Although there was medical testimony that could support a finding that the cervical spine injury was causally related to the accident, it is within the Board's province to assess the credibility of the medical testimony presented, and it was free to reject any portion of that testimony (see Matter of Levin v Rensselaer Polytechnic Inst., 164 AD3d at 1506; Matter of Conyers v Van Rensselaer Manor, 80 AD3d 914, 914 ). The medical testimony considered by the Board in this matter contained conflicting findings and equivocal narratives regarding whether claimant's cervical spine injury was causally related to the accident, and, inasmuch as neither treating physician reviewed claimant's medical records from his prior cervical spine surgery, the Board was entitled to reject the physicians' opinions regarding causation as mere expressions of possibility and speculation (see Matter of Levin v Rensselaer Polytechnic Inst., 164 AD3d at 1506; Matter of Park v Corizon Health Inc., 158 AD3d at 971; Matter of Corina—Chernosky v Dormitory Auth. of State of N.Y., 157 AD3d at 1069-1070; compare Matter of Johnson v New York City Bd. of Educ., 169 AD2d at 1003). Accordingly, we [*3]find that substantial evidence supports the Board's finding that claimant failed to meet his burden of establishing that the cervical spine injury was causally related to the work-related incident.

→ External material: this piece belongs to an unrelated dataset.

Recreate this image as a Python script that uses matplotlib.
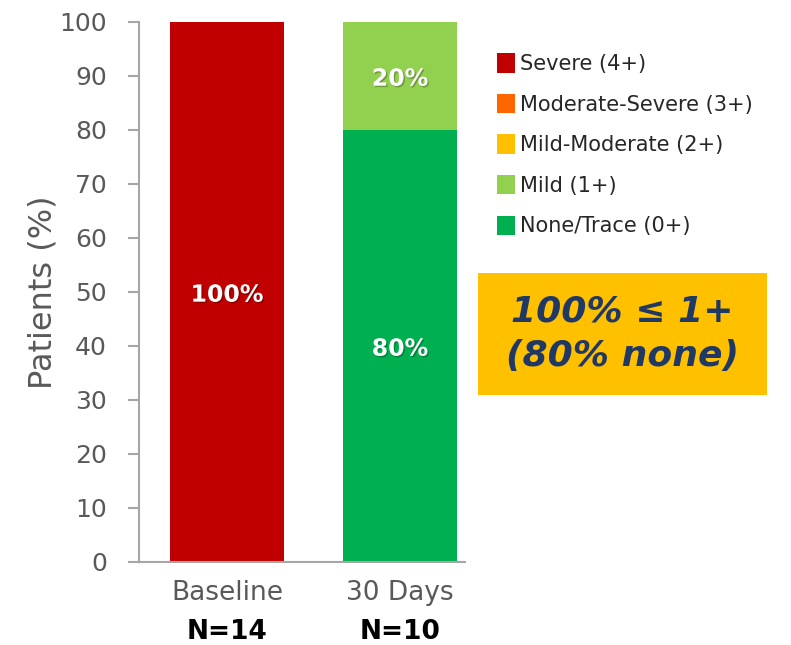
import matplotlib.pyplot as plt
import matplotlib.patheffects as pe
from matplotlib.patches import Patch
from matplotlib.transforms import blended_transform_factory

plt.rcParams['font.family'] = ['DejaVu Sans']

# stacked grade shares per visit (%)
timepoints = ['Baseline', '30 Days']
n_labels = ['N=14', 'N=10']
grades = ['Severe (4+)', 'Moderate-Severe (3+)', 'Mild-Moderate (2+)',
          'Mild (1+)', 'None/Trace (0+)']
grade_colors = ['#C00000', '#FF6600', '#FFC000', '#92D050', '#00B050']
none_trace = [0, 80]
mild = [0, 20]
mild_moderate = [0, 0]
moderate_severe = [0, 0]
severe = [100, 0]

fig = plt.figure(figsize=(7.91, 6.45), dpi=100)
ax = fig.add_axes([0.1757, 0.1287, 0.4123, 0.8372])

x = [0, 1]
stack = [none_trace, mild, mild_moderate, moderate_severe, severe]
stack_colors = grade_colors[::-1]
shadow = [pe.withSimplePatchShadow(offset=(1, -1), shadow_rgbFace='black', alpha=0.25)]
bottom = [0, 0]
for vals, col in zip(stack, stack_colors):
    ax.bar(x, vals, width=0.66, bottom=bottom, color=col, zorder=2)
    for i, v in enumerate(vals):
        if v > 0:
            ax.text(x[i], bottom[i] + v / 2 - 0.5, f'{v}%', ha='center', va='center',
                    color='white', fontsize=17, fontweight='bold',
                    path_effects=shadow, zorder=3)
    bottom = [b + v for b, v in zip(bottom, vals)]

ax.set_xlim(-0.509, 1.376)
ax.set_ylim(0, 100)
ax.set_yticks(range(0, 101, 10))
ax.set_xticks([])
for s in ['top', 'right']:
    ax.spines[s].set_visible(False)
for s in ['left', 'bottom']:
    ax.spines[s].set_color('#A6A6A6')
    ax.spines[s].set_linewidth(1.5)
ax.tick_params(axis='y', colors='#A6A6A6', length=8, width=1.5,
               labelsize=18, labelcolor='#595959', pad=15)
ax.set_ylabel('Patients (%)', fontsize=23, color='#595959', labelpad=1)

trans = blended_transform_factory(ax.transData, ax.transAxes)
for xi, lab, n in zip(x, timepoints, n_labels):
    ax.text(xi, -0.058, lab, transform=trans, ha='center', va='center',
            fontsize=19, color='#595959')
    ax.text(xi, -0.13, n, transform=trans, ha='center', va='center',
            fontsize=19, color='black', fontweight='bold')

handles = [Patch(facecolor=c, edgecolor='none') for c in grade_colors]
fig.legend(handles, grades, loc='upper left', bbox_to_anchor=(0.61, 0.94),
           frameon=False, fontsize=15, handlelength=0.85, handleheight=1.05,
           handletextpad=0.25, labelspacing=0.95, labelcolor='#262626',
           borderpad=0.2)

fig.patches.append(plt.Rectangle((478 / 791, 1 - 395 / 645), 289 / 791, 122 / 645,
                                 transform=fig.transFigure, facecolor='#FFC000',
                                 edgecolor='none'))
fig.text(622 / 791, 1 - 334 / 645, '100% ≤ 1+\n(80% none)', ha='center',
         va='center', fontsize=26, fontweight='bold', fontstyle='italic',
         color='#1F3864', linespacing=1.38)

fig.savefig('out.png', dpi=100)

Finally, we reject claimant's argument that the Board applied the incorrect standard of review in determining whether claimant's cervical spine injury was causally related to the work-related accident. A review of the Board's decision reflects that the Board identified and referenced the proper preponderance of the evidence standard and "weighed the evidence and gave effect to its preponderance" (Matter of Webb v Cooper Crouse Hinds Co., 62 AD3d 57, 59  [internal quotation marks, brackets, ellipsis and citation omitted]; see Matter of Eaton v Dellapenna Assoc., 91 AD3d 1008, 1009-1010 ; Matter of Maricle v Crouse Hinds, 67 AD3d 1284, 1285 ). To the extent that we have not addressed any of claimant's arguments, they have been found to be without merit.
Garry, P.J., McCarthy, Egan Jr. and Devine, JJ., concur.
ORDERED that the decision is affirmed, without costs.